### [Goal]
Extract only the first line of the listing and every line after it up to and including the one with "from matplotlib.ticker import". Omit the pictures.

BEGIN Dataset section

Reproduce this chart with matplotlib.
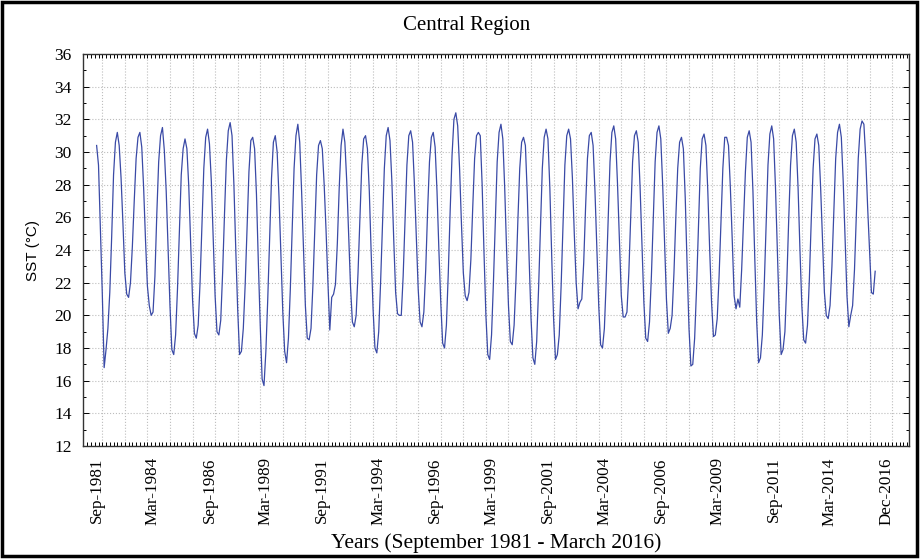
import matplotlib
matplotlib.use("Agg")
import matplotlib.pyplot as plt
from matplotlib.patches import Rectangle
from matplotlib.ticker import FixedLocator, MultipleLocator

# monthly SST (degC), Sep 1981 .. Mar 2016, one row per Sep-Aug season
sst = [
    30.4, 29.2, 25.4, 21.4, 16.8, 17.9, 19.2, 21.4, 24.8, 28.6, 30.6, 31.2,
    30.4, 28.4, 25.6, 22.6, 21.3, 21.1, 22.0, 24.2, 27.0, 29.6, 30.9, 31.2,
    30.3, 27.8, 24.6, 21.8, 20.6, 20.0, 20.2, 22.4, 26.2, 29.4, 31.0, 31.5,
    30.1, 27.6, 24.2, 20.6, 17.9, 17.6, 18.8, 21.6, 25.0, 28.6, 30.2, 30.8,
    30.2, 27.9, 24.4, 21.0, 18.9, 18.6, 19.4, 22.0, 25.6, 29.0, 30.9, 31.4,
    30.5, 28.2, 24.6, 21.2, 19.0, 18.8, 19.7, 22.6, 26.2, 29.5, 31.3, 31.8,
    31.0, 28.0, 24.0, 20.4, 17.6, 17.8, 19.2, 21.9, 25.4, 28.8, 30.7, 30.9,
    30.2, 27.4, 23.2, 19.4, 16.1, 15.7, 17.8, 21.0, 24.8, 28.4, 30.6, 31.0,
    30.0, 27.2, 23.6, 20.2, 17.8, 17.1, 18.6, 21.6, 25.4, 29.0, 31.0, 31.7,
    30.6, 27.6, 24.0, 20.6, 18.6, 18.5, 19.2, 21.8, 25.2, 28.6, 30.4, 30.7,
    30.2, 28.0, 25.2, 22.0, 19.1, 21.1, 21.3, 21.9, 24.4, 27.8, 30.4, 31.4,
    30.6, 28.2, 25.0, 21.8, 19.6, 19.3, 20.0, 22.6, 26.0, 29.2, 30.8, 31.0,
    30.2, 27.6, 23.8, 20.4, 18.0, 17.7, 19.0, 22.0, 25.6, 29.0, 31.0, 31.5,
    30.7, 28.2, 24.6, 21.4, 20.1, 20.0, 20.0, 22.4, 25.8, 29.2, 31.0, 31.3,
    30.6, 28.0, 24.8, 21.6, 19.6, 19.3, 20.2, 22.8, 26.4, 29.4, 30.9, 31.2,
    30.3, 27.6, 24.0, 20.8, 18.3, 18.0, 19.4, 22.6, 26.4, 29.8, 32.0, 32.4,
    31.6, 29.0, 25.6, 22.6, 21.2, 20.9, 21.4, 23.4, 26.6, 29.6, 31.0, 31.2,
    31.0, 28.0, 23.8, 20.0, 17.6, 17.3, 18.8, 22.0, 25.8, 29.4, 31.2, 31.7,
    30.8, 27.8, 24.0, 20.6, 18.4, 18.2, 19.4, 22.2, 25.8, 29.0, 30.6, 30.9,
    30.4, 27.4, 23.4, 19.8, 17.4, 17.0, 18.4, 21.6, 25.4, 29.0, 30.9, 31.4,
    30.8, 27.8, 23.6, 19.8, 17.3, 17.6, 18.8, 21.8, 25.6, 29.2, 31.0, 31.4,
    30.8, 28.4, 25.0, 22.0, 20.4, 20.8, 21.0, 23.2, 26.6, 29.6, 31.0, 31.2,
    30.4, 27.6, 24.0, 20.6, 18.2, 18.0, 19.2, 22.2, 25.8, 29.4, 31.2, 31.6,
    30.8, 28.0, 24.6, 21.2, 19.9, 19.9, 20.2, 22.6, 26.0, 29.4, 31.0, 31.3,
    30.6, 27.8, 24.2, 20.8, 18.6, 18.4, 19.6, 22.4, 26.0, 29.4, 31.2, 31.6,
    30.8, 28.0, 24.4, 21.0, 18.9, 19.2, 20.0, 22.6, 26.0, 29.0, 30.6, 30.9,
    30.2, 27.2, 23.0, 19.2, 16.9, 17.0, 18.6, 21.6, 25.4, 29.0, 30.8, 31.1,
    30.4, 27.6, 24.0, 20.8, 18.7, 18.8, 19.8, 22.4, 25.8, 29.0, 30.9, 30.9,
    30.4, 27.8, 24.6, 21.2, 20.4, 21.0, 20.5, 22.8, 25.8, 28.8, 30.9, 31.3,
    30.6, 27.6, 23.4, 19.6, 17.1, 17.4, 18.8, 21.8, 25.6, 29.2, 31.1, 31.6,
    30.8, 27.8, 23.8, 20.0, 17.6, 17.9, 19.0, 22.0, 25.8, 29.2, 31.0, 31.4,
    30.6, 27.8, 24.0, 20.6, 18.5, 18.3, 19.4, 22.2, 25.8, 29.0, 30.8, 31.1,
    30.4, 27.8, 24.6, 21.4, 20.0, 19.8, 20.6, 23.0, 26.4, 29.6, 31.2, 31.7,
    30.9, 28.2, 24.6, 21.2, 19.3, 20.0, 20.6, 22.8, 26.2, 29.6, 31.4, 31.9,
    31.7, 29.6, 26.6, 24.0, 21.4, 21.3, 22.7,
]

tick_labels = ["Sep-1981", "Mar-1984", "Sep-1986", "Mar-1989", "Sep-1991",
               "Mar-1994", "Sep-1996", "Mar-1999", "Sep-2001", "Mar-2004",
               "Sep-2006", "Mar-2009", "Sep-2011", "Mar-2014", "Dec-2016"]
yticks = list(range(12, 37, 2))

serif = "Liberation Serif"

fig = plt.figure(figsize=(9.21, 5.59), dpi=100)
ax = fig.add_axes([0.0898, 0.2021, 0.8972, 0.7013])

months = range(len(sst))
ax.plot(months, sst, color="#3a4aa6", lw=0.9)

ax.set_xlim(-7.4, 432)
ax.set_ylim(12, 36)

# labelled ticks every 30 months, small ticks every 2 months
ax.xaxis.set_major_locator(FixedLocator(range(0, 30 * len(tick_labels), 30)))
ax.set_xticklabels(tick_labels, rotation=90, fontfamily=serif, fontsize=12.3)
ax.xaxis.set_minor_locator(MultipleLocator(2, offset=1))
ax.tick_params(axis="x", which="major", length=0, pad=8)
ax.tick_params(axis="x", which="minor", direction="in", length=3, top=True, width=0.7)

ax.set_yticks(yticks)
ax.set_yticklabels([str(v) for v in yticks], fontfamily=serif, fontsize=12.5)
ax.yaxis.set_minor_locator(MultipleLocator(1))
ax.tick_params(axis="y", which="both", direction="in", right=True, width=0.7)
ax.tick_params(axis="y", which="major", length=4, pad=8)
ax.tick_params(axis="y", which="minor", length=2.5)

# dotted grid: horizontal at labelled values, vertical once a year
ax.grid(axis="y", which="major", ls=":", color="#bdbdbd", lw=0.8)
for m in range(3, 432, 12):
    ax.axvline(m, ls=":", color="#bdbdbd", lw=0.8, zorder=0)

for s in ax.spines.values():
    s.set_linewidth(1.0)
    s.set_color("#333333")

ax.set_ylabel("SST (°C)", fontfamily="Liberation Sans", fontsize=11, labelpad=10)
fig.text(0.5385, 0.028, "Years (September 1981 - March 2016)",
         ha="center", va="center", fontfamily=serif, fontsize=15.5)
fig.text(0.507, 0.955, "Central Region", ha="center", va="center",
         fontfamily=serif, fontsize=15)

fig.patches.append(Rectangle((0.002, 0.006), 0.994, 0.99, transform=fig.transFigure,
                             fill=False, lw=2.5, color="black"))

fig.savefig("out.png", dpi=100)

END Dataset section

### [In response]
Reproduce this chart with matplotlib.
import matplotlib
matplotlib.use("Agg")
import matplotlib.pyplot as plt
from matplotlib.patches import Rectangle
from matplotlib.ticker import FixedLocator, MultipleLocator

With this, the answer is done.